Elvis Perkins in Dearland

Elvis Perkins in Dearland

XL Recordings – 2009
par Jeff, le 2 mai 2009
9

S'il y a bien un truc qui m'exaspère au plus haut point, ce sont ces disques qui commencent sur les chapeaux de roues pour se dégonfler aussi sec telle une minable baudruche. Dans des genres diamétralement opposés, les dernières réalisations de Roots Manuva et Locksley sont de bien tristes exemples, et donc des albums à fuir comme la peste. A l'inverse, ce qui me réjouit avec Elvis Perkins, c'est que le bonhomme est plutôt du genre à mettre tout le monde d'accord en moins de temps qu'il n'en faut pour le dire. Mais ce qui fait de l'Américain un artiste exceptionnel, c'est évidemment cette capacité à maintenir le cap tout au long de ses réalisations. Et Elvis Perkins in Dearland, comme son prédécesseur, n'échappe pas à la règle.

Il y a deux ans, le rejeton de feu Anthony Perkins débarquait sur la pointe des pieds avec Ash Wednesday, album d'une beauté renversante qui s'ouvrait sur la ballade décharnée "While You Were Sleeping" pour ensuite continuer sur sa lancée et faire montre d'une sensibilité folk à fleur de peau évoquant le meilleur de Bright Eyes ou de Rufus Wainwright. Pour son retour, pour le moins attendu, Elvis Perkins reprend finalement (et fort heureusement) les choses là où il les avait laissées… et là où il nous avait abandonnés, c'est-à-dire au bord d'une route déserte du fin fond des États-Unis où l'immense solitude nous fait ressasser jusqu'à l'écœurement nos peurs, nos échecs et nos peines.

Ash Wednesday nous dévoilait en toute retenue et sans pathos écœurant l'âme tourmentée d'un Elvis Perkins que la vie n'a pas épargné (pour rappel, un père mort du SIDA et une mère dont l'avion s'est écrasé dans le WTC le 11 septembre 2001). Sur Elvis Perkins In Dearland, on retrouve un homme qui semble avoir fait son deuil mais n'a pas ou plus besoin de ce désespoir pour composer. Ainsi, ce second opus démarre par une ballade enjouée dont on ne sait finalement trop si elle doit nous remonter le moral ou le saper. Magnifique en ce sens qu'il combine lenteur déprimante de la mélodie et chant empreint d'optimisme, "Shampoo" atteint instantanément des sommets émotionnels qu'Elvis Perkins se refuse ensuite de quitter. Ainsi, capable de porter à lui seul ses compositions (poignant et lancinant "How's Forever Been Baby" clôturant l'album) ou de laisser un groupe tout acquis à sa cause donner le ton ("Hey" ou "Doomsday"), Elvis Perkins franchit avec une facilité déconcertante et dans un foisonnement d'arrangements jamais excessifs ou dispensables un nouveau palier dans sa jeune carrière.

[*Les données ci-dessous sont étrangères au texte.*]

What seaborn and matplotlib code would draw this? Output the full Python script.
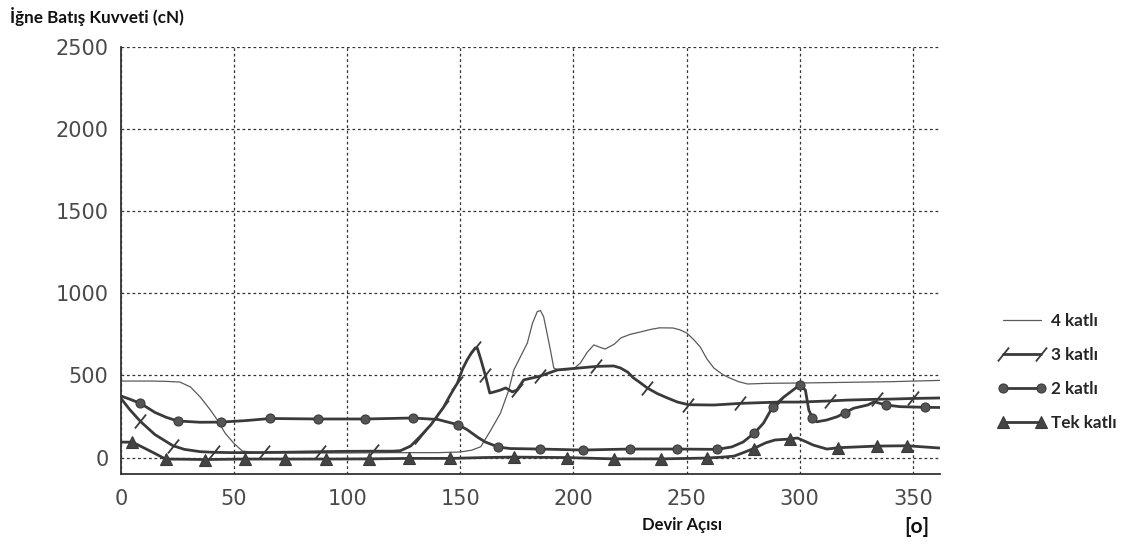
import numpy as np
import pandas as pd
import matplotlib
matplotlib.use("Agg")
import matplotlib.pyplot as plt
from matplotlib.ticker import MultipleLocator
from matplotlib.legend_handler import HandlerLine2D
import seaborn as sns

# ---- data ----
x4 = [0, 13, 20, 26, 30.7, 35, 39.5, 42.6, 46, 49.8, 53.6, 60, 80, 100, 120, 140, 150, 155,
      159, 163.5, 167.7, 171.4, 173.6, 176.6, 179.6, 181.9, 184, 185.4, 186.8, 188.3, 189.8,
      191.3, 194, 200, 203, 206, 209, 212, 214, 218, 221, 225, 229.6, 234, 238, 244, 247, 250,
      253, 256, 259, 262, 266, 269, 273, 277, 285, 300, 320, 340, 362]
y4 = [466, 466, 464, 460, 430, 369, 290, 229, 149, 88, 40, 30, 28, 28, 30, 30, 34, 45,
      66, 168, 270, 411, 533, 615, 697, 819, 889, 895, 858, 758, 655,
      545, 530, 540, 575, 640, 686, 670, 661, 690, 729, 750, 765, 780, 790, 789, 778, 759,
      720, 674, 600, 546, 505, 485, 462, 448, 452, 454, 458, 462, 470]

x3 = [0, 4, 8.6, 15, 23, 28, 35, 41, 50, 63, 75, 88, 100, 111.6, 120, 123.5, 128, 132, 137, 142.5,
      145.5, 148.7, 151, 153, 155, 156.6, 157.5, 159, 161, 163, 165, 167.7, 170, 173, 175, 178,
      185, 188, 193, 203, 210, 217.7, 220.7, 224, 226.5, 229.6, 232.6, 237, 241.5, 246, 250.8,
      262, 273.8, 280, 291, 300, 313.5, 321, 334, 340, 350, 362]
y3 = [360, 290, 220, 140, 72, 50, 36, 32, 30, 31, 33, 36, 38, 39, 39, 42, 70, 125, 200, 305,
      380, 454, 540, 595, 640, 668, 666, 600, 503, 393, 400, 411, 424, 400, 411, 473,
      495, 510, 534, 546, 555, 558, 546, 520, 485, 455, 424, 390, 363, 338, 322,
      320, 330, 333, 338, 338, 345, 350, 355, 356, 360, 363]
m3 = [8.6, 23, 41, 63, 88, 111.6, 132, 142.5, 148.7, 156.6, 161, 175, 185, 210, 232.6, 250.8,
      273.8, 291, 313.5, 334, 350]

x2 = [0, 4, 8.6, 15, 20, 25, 35, 44, 55, 66, 87, 108, 129, 140, 149, 153, 157.5, 161, 166.8, 172,
      185, 204, 225, 245.6, 263.6, 270, 275, 280, 284, 288, 293, 300, 302.5, 304, 305.6, 307.6,
      312, 316.6, 320, 323.7, 330, 333, 338, 344.4, 355.5, 362]
y2 = [375, 355, 330, 275, 245, 223, 215, 216, 225, 238, 235, 235, 241, 232, 200, 170, 125, 95, 64, 55,
      52, 46, 52, 52, 50, 65, 95, 150, 210, 308, 369, 442, 411, 290, 241, 218,
      229, 249, 273, 300, 320, 340, 320, 310, 306, 305]
m2 = [8.6, 25, 44, 66, 87, 108, 129, 149, 166.8, 185, 204, 225, 245.6, 263.6, 280, 288, 300,
      305.6, 320, 338, 355.5]

x1 = [0, 5, 10, 15, 19.7, 28, 37, 54.6, 72.7, 90.8, 109.8, 127.5, 145.6, 160, 173.6, 197.2, 210,
      218, 238.8, 258.8, 266, 271, 276, 279.6, 285, 289, 295.5, 299, 303, 306, 312, 317, 334,
      347.5, 362]
y1 = [94, 94, 60, 25, -9, -10, -12, -9, -9, -9, -8, -5, -5, 0, 3, 0, -5,
      -8, -8, -3, 3, 9, 35, 55, 90, 107, 113, 119, 95, 76, 52, 60, 70,
      72, 58]
m1 = [5, 19.7, 37, 54.6, 72.7, 90.8, 109.8, 127.5, 145.6, 173.6, 197.2, 218, 238.8, 258.8,
      279.6, 295.5, 317, 334, 347.5]

labels = ["4 katlı", "3 katlı", "2 katlı", "Tek katlı"]
x_ticks = [0, 50, 100, 150, 200, 250, 300, 350]
y_ticks = [0, 500, 1000, 1500, 2000, 2500]

# ---- style ----
sns.set_theme(style="white")
plt.rcParams["font.family"] = ["DejaVu Sans"]

W, H = 1124, 549
fig = plt.figure(figsize=(W / 100, H / 100), dpi=100)
ax = fig.add_axes([121 / W, 1 - 474 / H, 819 / W, 427 / H])

dark = "#3a3a3a"
slash = [(-0.8, -1.0), (0.8, 1.0)]


def idx(xs, ms):
    s = set(ms)
    return [i for i, v in enumerate(xs) if v in s]


sns.lineplot(x=x4, y=y4, ax=ax, color="#5a5a5a", lw=0.9, estimator=None, sort=False,
             label=labels[0])
sns.lineplot(x=x3, y=y3, ax=ax, color=dark, lw=2.0, estimator=None, sort=False,
             marker=slash, markevery=idx(x3, m3), markersize=10, markeredgewidth=1.3,
             markeredgecolor=dark, label=labels[1])
sns.lineplot(x=x2, y=y2, ax=ax, color=dark, lw=2.0, estimator=None, sort=False,
             marker="o", markevery=idx(x2, m2), markersize=6.5, markeredgewidth=0.8,
             markeredgecolor=dark, markerfacecolor="#555555", label=labels[2])
sns.lineplot(x=x1, y=y1, ax=ax, color=dark, lw=2.0, estimator=None, sort=False,
             marker="^", markevery=idx(x1, m1), markersize=8, markeredgewidth=0.8,
             markeredgecolor=dark, markerfacecolor="#444444", label=labels[3])

ax.set_xlim(0, 362)
ax.set_ylim(-100, 2500)
ax.set_xticks(x_ticks)
ax.set_yticks(y_ticks)
ax.xaxis.set_minor_locator(MultipleLocator(10))
ax.yaxis.set_minor_locator(MultipleLocator(50))
ax.grid(True, which="major", linestyle=(0, (2.2, 2.2)), color="#333333", lw=0.9)
ax.set_axisbelow(True)

for s in ["top", "right"]:
    ax.spines[s].set_visible(False)
for s in ["left", "bottom"]:
    ax.spines[s].set_color("#333333")
    ax.spines[s].set_linewidth(1.3)

ax.tick_params(axis="both", which="both", direction="out", color="#333333", width=1.0)
ax.tick_params(axis="y", which="major", length=5, pad=4)
ax.tick_params(axis="y", which="minor", length=3)
ax.tick_params(axis="x", which="both", length=5, pad=6)
for lab in ax.get_xticklabels() + ax.get_yticklabels():
    lab.set_fontsize(15)
    lab.set_color("#4a4a4a")
ax.set_xlabel("")
ax.set_ylabel("")

handles, labs = ax.get_legend_handles_labels()
ax.get_legend().remove()
fig.legend(handles, labs, loc="upper left", bbox_to_anchor=(993 / W, 1 - 313 / H),
           frameon=False, handlelength=3.4, handletextpad=0.0, labelspacing=1.05,
           borderpad=0, borderaxespad=0, numpoints=2,
           handler_map={h: HandlerLine2D(marker_pad=0.6) for h in handles},
           prop={"family": "Lato", "weight": "bold", "size": 12.3})

fig.text(10 / W, 1 - 17 / H, "İğne Batış Kuvveti (cN)", fontfamily="Lato", fontweight="bold",
         fontsize=12.3, va="center", ha="left", color="#111111")
fig.text(682 / W, 1 - 525 / H, "Devir Açısı", fontfamily="Lato", fontweight="bold",
         fontsize=12, va="center", ha="center", color="#111111")
fig.text(917 / W, 1 - 527 / H, "[o]", fontfamily="Lato", fontweight="bold",
         fontsize=15, va="center", ha="center", color="#111111")

fig.savefig("out.png", dpi=100)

Capable de jouer la carte de l'introspection touchante comme de célébrer la vie, Elvis Perkins in Dearland est à l'évidence un disque qui s'impose déjà comme l'un des immanquables de 2009, à classer religieusement à côté des galettes d'Animal Collective, The Phantom Band ou Antony & the Johnsons. "You are worth your weight in gold, You are worth your weight in sorrow" nous dit l'homme sur "Shampoo". Il ne croit pas si bien dire: les artistes de cette valeur, capable de parer la tristesse de si beaux apparats, ne sont pas légion. De l'or en barre ce disque.